=== WHAT THE EXERCISE ASKS ===
Reproduce exactly the lines below, from the first one through the line containing "const h = height", and omit any pictures.

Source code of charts
++++++++++++++++++++

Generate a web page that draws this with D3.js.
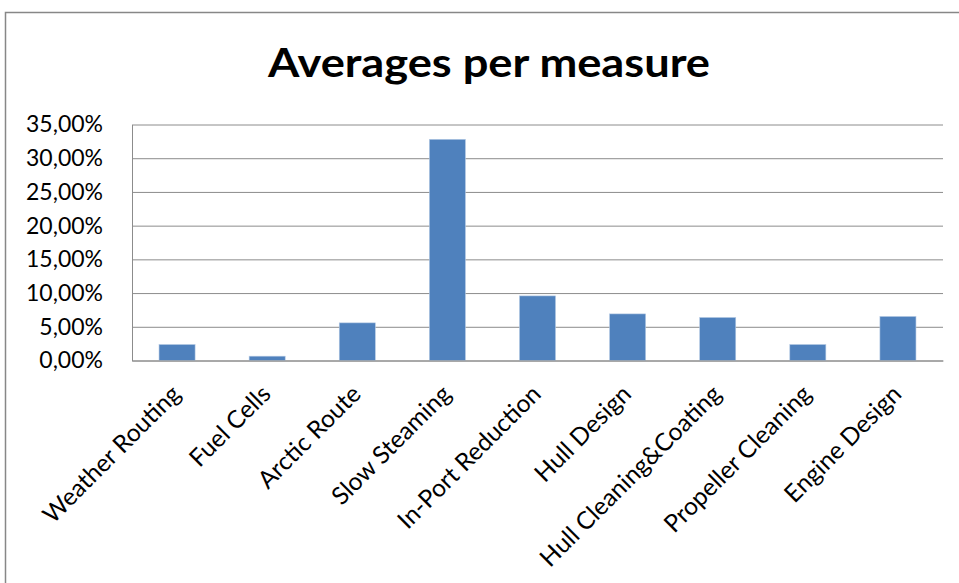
<!DOCTYPE html>
<html>
<head>
<meta charset="utf-8">
<script src="https://cdn.jsdelivr.net/npm/d3@7"></script>
<style>
	body { margin: 0; background: #fff; }
	svg { display: block; }
</style>
</head>
<body>
<div id="chart"></div>
<script>
const titleText = "Averages per measure";
const categories = ["Weather Routing", "Fuel Cells", "Arctic Route", "Slow Steaming", "In-Port Reduction",
	"Hull Design", "Hull Cleaning&Coating", "Propeller Cleaning", "Engine Design"];
const averages = [0.0237, 0.0064, 0.0558, 0.328, 0.0958, 0.0691, 0.0638, 0.0237, 0.0653];
const yTicks = [0, 0.05, 0.10, 0.15, 0.20, 0.25, 0.30, 0.35];

const width = 959, height = 583;
const margin = {top: 124.5, right: 16, bottom: 222.5, left: 132};
const w = width - margin.left - margin.right;
const h = height - margin.top - margin.bottom;

// comma decimals, like the source spreadsheet
const locale = d3.formatLocale({decimal: ",", thousands: ".", grouping: [3], currency: ["", "€"]});
const fmt = locale.format(".2%");

const svg = d3.select('#chart').append('svg')
	.attr('width', width)
	.attr('height', height);

// chart frame (only top and left edges are in view)
svg.append('rect')
	.attr('x', 5.5).attr('y', 12.5)
	.attr('width', width + 20).attr('height', height + 20)
	.style('fill', 'none')
	.style('stroke', '#878787')
	.style('stroke-width', 1.5);

svg.append('text')
	.attr('x', 489).attr('y', 77)
	.attr('text-anchor', 'middle')
	.style('font-family', 'Lato, sans-serif')
	.style('font-weight', 'bold')
	.style('font-size', '41px')
	.attr('textLength', 442)
	.attr('lengthAdjust', 'spacingAndGlyphs')
	.text(titleText);

const g = svg.append('g')
	.attr('transform', `translate(${margin.left},${margin.top})`);

const x = d3.scaleBand()
	.domain(categories)
	.range([0, w])
	.paddingInner(0.6)
	.paddingOuter(0.3);

const y = d3.scaleLinear()
	.domain([0, 0.35])
	.range([h, 0]);

const yAxis = g.append('g')
	.call(d3.axisLeft(y).tickValues(yTicks).tickFormat(fmt).tickSize(-w).tickSizeOuter(0).tickPadding(29));
yAxis.select('.domain').style('stroke', '#8c8c8c');
yAxis.selectAll('line').style('stroke', '#8c8c8c');
yAxis.selectAll('text')
	.style('font-family', 'Lato, sans-serif')
	.style('font-size', '23px')
	.style('fill', '#000');

g.selectAll('.bar')
	.data(averages)
	.enter().append('rect')
	.attr('class', 'bar')
	.attr('x', (d, i) => x(categories[i]))
	.attr('y', (d) => y(d))
	.attr('width', x.bandwidth())
	.attr('height', (d) => h - y(d))
	.style('fill', '#4f81bd')
	.style('stroke', '#b3c8e3')
	.style('stroke-width', 0.6);

const xAxis = g.append('g')
	.attr('transform', `translate(0,${h})`)
	.call(d3.axisBottom(x).tickSize(0).tickSizeOuter(0));
xAxis.select('.domain').style('stroke', '#8c8c8c');
xAxis.selectAll('text')
	.attr('x', 0).attr('y', 0).attr('dy', null)
	.attr('transform', (d) => `translate(${x.bandwidth() * 0.25 - 4},35) rotate(-45)`)
	.attr('text-anchor', 'end')
	.style('font-family', 'Lato, sans-serif')
	.style('font-size', '24.5px')
	.style('fill', '#000');
</script>
</body>
</html>
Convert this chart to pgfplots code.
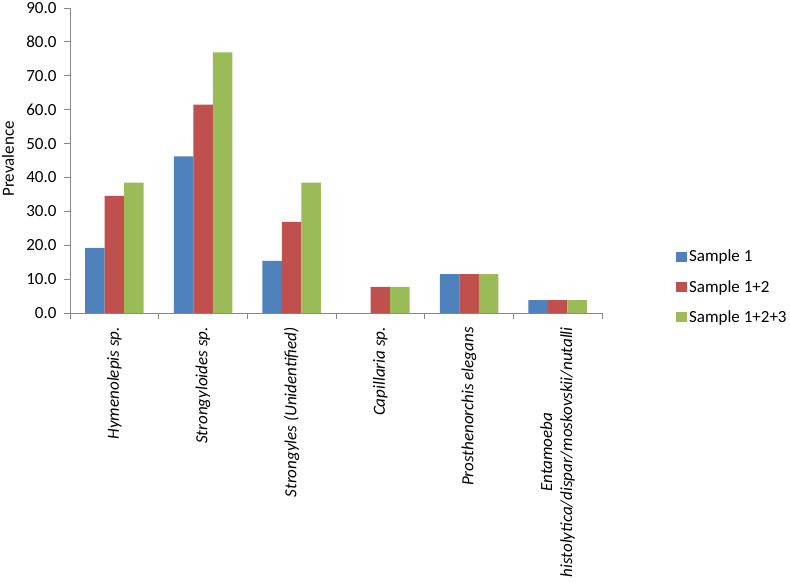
\documentclass[border=0pt]{standalone}
\usepackage{pgfplots}
\pgfplotsset{compat=1.18}
\usepackage{fontspec}
\setmainfont{Carlito}
\definecolor{s1}{HTML}{4F81BD}
\definecolor{s2}{HTML}{C0504D}
\definecolor{s3}{HTML}{9BBB59}
\definecolor{axgray}{HTML}{868686}
\newcommand{\chartfont}{\fontsize{17bp}{20bp}\selectfont}
\begin{document}
\begin{tikzpicture}[font=\chartfont]
\path[use as bounding box] (-70bp,-270bp) rectangle (720bp,313bp);
\begin{axis}[
  at={(0,0)}, anchor=south west,
  scale only axis,
  width=532bp, height=305bp,
  ybar=0pt, bar width=19.5bp,
  legend image code/.code={\fill[#1] (0bp,-5bp) rectangle (11bp,5bp);},
  xmin=-0.5, xmax=5.5,
  ymin=0, ymax=90,
  ytick={0,10,...,90},
  xtick={0,1,2,3,4,5},
  xticklabels={{Hymenolepis sp.},{Strongyloides sp.},{Strongyles (Unidentified)},{Capillaria sp.},{Prosthenorchis elegans},{Entamoeba\\histolytica/dispar/moskovskii/nutalli}},
  minor xtick={-0.5,0.5,...,5.5},
  major x tick style={draw=none},
  tick align=outside,
  major tick length=6bp, minor tick length=6bp,
  tick style={axgray, line width=0.8pt},
  axis x line*=bottom, axis y line*=left,
  axis line style={axgray, line width=0.8pt},
  tick label style={font=\chartfont},
  label style={font=\chartfont},
  xticklabel style={rotate=90, anchor=east, align=center, font=\chartfont\itshape, inner sep=0pt, xshift=-8bp},
  yticklabel style={xshift=-4bp, /pgf/number format/.cd, fixed, fixed zerofill, precision=1, assume math mode=true},
  ylabel={Prevalence},
  ylabel style={at={(axis description cs:-0.1165,0.505)}, anchor=center},
  legend style={draw=none, at={(axis description cs:1.139,0.085)}, anchor=west, row sep=13bp, font=\chartfont, inner sep=0pt, cells={anchor=west}},
  enlargelimits=false,
  clip=false,
]
\addplot[draw=none, fill=s1] coordinates {(0,19.2) (1,46.2) (2,15.4) (3,0) (4,11.5) (5,3.8)};
\addplot[draw=none, fill=s2] coordinates {(0,34.6) (1,61.5) (2,26.9) (3,7.7) (4,11.5) (5,3.8)};
\addplot[draw=none, fill=s3] coordinates {(0,38.5) (1,76.9) (2,38.5) (3,7.7) (4,11.5) (5,3.8)};
\legend{Sample 1, Sample 1+2, Sample 1+2+3}
\end{axis}
\end{tikzpicture}
\end{document}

++++++++++++++++++++

=== SOLUTION TO THIS PROBLEM ===
Generate a web page that draws this with D3.js.
<!DOCTYPE html>
<html>
<head>
<meta charset="utf-8">
<script src="https://cdn.jsdelivr.net/npm/d3@7"></script>
<style>
	body { margin: 0; background: #fff; }
	svg { display: block; }
</style>
</head>
<body>
<div id="chart"></div>
<script>
const titleText = "Averages per measure";
const categories = ["Weather Routing", "Fuel Cells", "Arctic Route", "Slow Steaming", "In-Port Reduction",
	"Hull Design", "Hull Cleaning&Coating", "Propeller Cleaning", "Engine Design"];
const averages = [0.0237, 0.0064, 0.0558, 0.328, 0.0958, 0.0691, 0.0638, 0.0237, 0.0653];
const yTicks = [0, 0.05, 0.10, 0.15, 0.20, 0.25, 0.30, 0.35];

const width = 959, height = 583;
const margin = {top: 124.5, right: 16, bottom: 222.5, left: 132};
const w = width - margin.left - margin.right;
const h = height - margin.top - margin.bottom;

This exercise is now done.